With that all architectures using the generic syscall entry code follow the
same scheme, apply stack randomization at the correct and earliest possible
place and skip syscall processing depending on the boolean return value of
syscall_enter_from_user_mode[_work]().
There should be no functional changes, at least there are none intended.

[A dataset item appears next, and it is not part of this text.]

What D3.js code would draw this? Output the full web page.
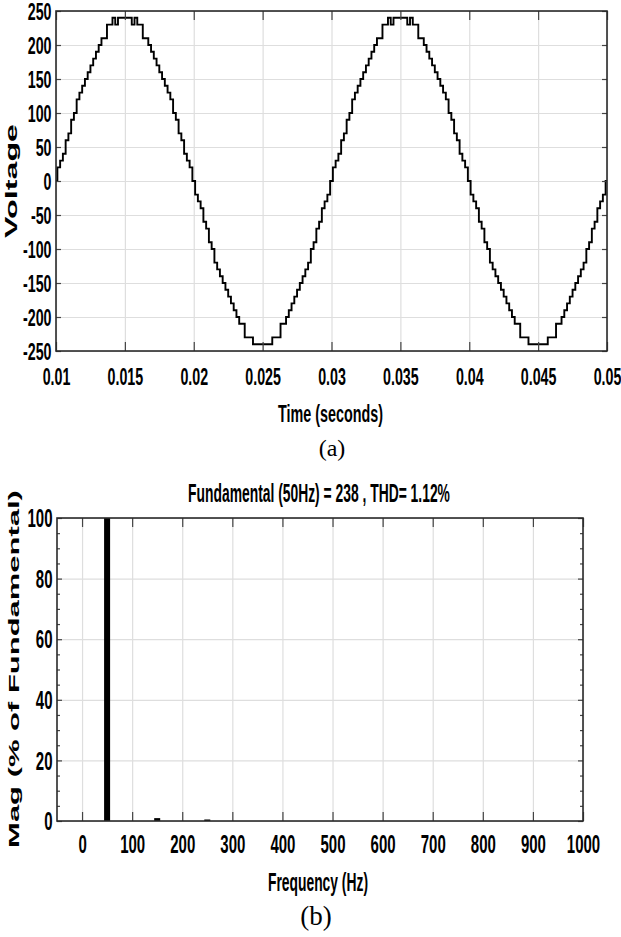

The resulting text size for the syscall entry code on x8664 is slightly
smaller than before these changes.
Testing syscall heavy workloads and micro benchmarks shows a small
performance gain for the general rework, but the last patch, which changes
the logic to be more understandable has no measurable impact in either
direction.
The series applies on Linus tree and is also available from git:
git://git.kernel.org/pub/scm/linux/kernel/git/tglx/devel.git entry-rework-v1
Hi Thomas,
Thanks for the series.
I have an Alpha GENERIC_ENTRY series posted and planned for the next
merge window:
https://lore.kernel.org/linux-alpha/20260706170019.2941459-1-linmag7@gmail.com/T/#t (local)
Only its final patch intersects with this work.
That patch removes Alpha's architecture-specific syscall_trace_enter()
and syscall_trace_leave() implementations, so the Alpha changes in
patches 11 and 12 will disappear once the GENERIC_ENTRY conversion is
applied.
It also currently uses syscall_enter_from_user_mode(), so I will need to
rebase it onto the new entry interface introduced by this series. I
expect the integration to be confined to the final GENERIC_ENTRY patch.
The Alpha-specific changes in patches 11 and 12 look correct to me.